** Start RECORDS TO PROCESS **
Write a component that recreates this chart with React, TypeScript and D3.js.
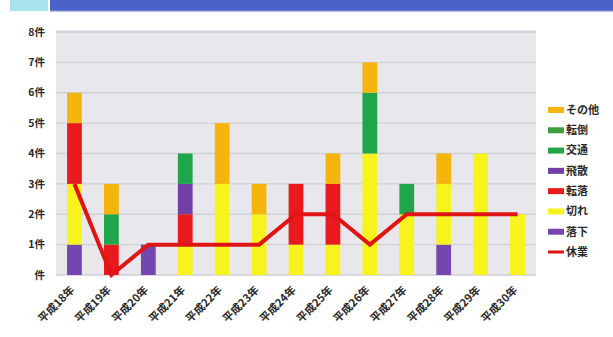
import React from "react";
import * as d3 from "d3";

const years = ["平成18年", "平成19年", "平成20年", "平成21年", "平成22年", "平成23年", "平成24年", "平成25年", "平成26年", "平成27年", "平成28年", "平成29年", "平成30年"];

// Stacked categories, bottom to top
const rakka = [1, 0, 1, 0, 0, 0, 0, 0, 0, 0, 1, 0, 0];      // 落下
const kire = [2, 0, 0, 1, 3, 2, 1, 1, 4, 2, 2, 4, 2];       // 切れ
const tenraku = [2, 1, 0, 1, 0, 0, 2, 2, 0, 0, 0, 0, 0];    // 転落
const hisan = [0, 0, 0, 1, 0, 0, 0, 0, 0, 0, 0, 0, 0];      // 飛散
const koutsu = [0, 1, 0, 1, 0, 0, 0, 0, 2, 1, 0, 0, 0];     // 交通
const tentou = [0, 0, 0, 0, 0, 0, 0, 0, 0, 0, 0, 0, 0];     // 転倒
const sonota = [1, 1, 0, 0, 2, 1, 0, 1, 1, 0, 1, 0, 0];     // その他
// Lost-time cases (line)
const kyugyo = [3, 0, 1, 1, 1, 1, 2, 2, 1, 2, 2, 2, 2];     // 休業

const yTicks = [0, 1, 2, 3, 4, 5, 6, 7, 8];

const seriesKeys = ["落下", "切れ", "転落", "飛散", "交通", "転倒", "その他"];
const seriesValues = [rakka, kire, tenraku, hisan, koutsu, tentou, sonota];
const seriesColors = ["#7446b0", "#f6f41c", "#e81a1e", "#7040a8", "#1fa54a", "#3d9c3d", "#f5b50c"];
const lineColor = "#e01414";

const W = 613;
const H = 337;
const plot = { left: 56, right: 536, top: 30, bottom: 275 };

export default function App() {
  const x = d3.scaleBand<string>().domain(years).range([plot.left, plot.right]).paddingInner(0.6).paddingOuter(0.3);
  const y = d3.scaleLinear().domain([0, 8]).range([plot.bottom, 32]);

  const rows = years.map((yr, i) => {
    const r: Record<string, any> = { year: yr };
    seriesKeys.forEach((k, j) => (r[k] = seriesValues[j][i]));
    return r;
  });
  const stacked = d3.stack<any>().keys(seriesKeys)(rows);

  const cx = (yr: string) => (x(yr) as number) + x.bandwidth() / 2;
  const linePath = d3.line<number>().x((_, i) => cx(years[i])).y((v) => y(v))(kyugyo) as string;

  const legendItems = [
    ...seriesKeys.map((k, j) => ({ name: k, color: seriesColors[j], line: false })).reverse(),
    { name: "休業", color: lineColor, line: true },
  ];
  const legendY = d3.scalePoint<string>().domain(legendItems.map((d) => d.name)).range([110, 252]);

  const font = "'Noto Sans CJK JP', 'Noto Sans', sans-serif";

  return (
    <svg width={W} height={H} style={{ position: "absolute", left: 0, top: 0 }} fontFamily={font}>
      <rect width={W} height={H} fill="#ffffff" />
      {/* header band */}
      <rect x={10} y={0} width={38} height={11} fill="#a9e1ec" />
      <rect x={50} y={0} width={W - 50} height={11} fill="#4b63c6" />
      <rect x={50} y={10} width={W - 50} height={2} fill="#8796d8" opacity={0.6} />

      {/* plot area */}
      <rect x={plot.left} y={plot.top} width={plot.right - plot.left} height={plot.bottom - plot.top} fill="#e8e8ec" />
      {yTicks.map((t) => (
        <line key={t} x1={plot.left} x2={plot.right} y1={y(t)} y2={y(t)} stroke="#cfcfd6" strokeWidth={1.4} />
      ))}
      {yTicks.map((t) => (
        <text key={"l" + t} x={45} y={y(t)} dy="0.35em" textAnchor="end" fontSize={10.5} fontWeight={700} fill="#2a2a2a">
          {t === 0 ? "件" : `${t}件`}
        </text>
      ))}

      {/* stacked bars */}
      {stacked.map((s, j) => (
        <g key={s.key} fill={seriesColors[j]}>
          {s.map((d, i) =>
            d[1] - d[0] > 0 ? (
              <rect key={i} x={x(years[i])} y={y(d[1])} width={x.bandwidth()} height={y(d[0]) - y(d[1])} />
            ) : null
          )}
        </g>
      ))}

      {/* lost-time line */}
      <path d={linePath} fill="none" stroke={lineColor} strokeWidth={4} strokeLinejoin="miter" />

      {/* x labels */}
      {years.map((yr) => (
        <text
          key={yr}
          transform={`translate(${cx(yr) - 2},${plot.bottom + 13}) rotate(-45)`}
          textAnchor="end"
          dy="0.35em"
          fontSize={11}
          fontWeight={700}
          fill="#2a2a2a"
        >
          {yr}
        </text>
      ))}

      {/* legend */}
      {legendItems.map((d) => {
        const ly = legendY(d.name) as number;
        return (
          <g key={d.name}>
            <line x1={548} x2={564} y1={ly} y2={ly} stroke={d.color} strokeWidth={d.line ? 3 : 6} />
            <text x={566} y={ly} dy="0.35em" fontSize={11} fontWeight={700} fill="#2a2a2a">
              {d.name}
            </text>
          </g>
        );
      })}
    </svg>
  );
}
** End RECORDS TO PROCESS **
** Start RECORDS TO PROCESS **
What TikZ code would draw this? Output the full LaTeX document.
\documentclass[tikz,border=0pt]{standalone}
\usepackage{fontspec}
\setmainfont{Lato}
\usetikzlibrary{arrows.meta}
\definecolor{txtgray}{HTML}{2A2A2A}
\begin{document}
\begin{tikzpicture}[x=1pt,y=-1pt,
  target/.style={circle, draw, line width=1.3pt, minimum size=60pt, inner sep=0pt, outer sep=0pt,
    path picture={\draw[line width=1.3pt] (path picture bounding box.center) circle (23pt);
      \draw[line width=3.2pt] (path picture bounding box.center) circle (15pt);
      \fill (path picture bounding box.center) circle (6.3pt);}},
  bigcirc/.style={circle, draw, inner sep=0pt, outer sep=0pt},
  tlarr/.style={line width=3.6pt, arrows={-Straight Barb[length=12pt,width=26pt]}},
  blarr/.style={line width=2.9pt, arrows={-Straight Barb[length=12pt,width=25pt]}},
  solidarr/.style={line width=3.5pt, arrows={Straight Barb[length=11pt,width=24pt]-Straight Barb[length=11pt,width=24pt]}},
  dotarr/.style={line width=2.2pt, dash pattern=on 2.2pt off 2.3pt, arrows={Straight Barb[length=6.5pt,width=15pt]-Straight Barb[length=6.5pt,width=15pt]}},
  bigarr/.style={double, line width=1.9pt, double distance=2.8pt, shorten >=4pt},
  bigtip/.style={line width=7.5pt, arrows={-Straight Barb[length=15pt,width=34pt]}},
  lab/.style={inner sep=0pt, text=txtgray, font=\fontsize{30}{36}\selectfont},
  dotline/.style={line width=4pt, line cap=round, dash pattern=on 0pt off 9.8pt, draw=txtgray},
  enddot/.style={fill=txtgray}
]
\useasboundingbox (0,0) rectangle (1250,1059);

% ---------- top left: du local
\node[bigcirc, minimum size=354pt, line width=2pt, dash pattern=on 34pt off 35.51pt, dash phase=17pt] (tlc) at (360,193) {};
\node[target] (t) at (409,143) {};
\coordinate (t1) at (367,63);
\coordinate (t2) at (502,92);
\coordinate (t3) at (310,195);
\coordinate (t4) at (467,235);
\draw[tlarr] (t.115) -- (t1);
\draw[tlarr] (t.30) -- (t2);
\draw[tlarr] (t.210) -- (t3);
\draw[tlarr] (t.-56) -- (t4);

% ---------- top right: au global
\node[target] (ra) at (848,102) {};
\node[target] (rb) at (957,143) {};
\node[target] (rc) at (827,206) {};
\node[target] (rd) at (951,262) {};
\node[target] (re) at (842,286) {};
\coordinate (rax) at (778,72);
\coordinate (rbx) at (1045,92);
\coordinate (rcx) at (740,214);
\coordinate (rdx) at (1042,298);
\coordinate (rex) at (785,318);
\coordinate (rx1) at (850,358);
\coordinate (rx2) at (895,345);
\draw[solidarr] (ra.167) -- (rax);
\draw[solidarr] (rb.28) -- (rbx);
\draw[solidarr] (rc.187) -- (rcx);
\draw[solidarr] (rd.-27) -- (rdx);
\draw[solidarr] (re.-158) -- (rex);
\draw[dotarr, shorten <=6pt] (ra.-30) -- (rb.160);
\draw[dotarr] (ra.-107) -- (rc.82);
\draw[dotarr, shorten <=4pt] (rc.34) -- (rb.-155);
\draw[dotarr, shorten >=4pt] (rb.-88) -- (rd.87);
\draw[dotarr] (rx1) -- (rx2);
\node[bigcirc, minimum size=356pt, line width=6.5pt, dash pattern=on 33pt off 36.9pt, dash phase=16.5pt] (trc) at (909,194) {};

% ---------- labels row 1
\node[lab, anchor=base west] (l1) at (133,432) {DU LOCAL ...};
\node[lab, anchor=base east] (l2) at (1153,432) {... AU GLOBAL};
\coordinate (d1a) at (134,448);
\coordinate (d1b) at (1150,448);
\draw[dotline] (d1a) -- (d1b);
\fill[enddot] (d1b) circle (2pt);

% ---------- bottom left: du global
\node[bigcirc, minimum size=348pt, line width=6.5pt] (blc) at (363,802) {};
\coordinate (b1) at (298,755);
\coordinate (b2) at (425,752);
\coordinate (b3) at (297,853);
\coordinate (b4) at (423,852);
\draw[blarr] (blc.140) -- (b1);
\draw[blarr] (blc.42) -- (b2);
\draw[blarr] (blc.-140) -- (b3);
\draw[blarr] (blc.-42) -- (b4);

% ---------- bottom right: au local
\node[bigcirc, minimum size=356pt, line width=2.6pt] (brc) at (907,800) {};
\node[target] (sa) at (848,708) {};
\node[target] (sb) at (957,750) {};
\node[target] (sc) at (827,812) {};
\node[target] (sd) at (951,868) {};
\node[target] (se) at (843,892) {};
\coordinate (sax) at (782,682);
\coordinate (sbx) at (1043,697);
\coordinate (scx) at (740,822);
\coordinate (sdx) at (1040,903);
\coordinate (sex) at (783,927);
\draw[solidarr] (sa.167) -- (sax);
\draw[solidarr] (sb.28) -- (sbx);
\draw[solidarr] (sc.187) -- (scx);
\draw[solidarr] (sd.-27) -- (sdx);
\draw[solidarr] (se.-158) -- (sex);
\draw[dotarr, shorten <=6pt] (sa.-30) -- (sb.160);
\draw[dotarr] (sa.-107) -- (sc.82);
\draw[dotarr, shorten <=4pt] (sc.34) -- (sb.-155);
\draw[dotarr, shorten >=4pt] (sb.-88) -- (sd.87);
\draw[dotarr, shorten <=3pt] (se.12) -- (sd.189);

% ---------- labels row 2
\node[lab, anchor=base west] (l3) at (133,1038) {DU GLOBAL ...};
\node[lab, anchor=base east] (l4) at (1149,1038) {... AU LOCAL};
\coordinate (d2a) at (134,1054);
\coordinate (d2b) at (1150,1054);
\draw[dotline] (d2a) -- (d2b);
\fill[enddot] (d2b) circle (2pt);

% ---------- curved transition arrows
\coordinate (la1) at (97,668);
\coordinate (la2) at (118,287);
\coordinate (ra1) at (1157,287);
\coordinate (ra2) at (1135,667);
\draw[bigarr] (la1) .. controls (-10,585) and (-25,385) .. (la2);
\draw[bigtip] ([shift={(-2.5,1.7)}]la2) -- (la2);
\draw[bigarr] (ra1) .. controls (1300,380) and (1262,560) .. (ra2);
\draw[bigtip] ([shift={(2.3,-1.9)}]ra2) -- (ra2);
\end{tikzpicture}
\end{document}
** End RECORDS TO PROCESS **
** Start RECORDS TO PROCESS **
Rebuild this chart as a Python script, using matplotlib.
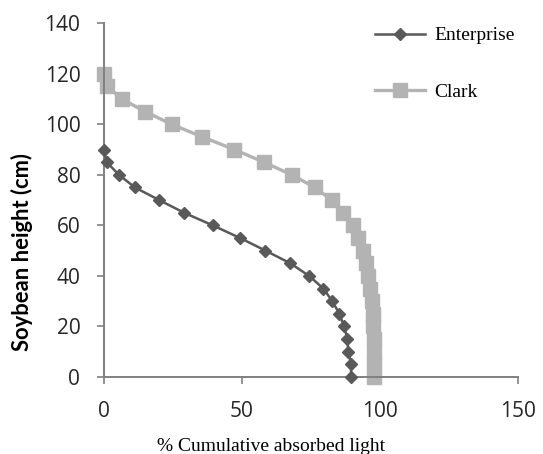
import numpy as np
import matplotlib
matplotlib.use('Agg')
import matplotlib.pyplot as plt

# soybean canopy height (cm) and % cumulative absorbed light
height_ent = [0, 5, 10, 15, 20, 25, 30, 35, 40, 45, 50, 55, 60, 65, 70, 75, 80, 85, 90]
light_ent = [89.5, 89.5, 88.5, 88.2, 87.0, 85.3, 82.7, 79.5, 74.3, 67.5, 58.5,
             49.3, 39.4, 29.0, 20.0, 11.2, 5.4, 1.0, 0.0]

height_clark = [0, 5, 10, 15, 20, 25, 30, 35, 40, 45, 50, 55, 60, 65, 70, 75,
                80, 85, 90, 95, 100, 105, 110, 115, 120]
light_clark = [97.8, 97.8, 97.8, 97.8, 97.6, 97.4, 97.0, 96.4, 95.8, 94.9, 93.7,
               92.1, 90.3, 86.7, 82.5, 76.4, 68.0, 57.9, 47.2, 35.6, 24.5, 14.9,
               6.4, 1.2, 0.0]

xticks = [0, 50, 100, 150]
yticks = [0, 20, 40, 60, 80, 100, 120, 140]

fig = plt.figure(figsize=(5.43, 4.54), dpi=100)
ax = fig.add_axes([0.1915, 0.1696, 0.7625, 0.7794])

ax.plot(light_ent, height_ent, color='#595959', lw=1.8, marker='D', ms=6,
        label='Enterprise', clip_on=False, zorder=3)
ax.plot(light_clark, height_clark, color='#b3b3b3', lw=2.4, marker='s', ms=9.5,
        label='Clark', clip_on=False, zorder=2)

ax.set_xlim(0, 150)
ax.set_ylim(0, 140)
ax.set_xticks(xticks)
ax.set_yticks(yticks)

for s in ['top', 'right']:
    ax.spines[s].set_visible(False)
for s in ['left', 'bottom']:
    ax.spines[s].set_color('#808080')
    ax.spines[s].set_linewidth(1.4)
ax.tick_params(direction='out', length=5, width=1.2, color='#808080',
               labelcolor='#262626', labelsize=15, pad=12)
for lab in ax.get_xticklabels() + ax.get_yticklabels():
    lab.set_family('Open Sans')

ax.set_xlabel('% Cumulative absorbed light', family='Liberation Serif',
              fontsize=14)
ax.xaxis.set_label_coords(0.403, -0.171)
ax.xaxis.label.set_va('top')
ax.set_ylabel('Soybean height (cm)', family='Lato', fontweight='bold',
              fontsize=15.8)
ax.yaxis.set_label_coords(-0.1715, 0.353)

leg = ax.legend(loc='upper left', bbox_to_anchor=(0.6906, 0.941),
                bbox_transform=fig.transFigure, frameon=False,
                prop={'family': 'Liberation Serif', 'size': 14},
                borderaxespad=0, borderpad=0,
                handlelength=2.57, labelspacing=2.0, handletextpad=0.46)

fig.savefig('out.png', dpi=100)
** End RECORDS TO PROCESS **
OBJECTIVE:
Write out, exactly and with nothing added, everything from the line with "Rebuild this chart" down to the line with "import matplotlib.pyplot as plt", both included. Drop any pictures.

ANSWER FOR THE TASK:
Rebuild this chart as a Python script, using matplotlib.
import numpy as np
import matplotlib
matplotlib.use('Agg')
import matplotlib.pyplot as plt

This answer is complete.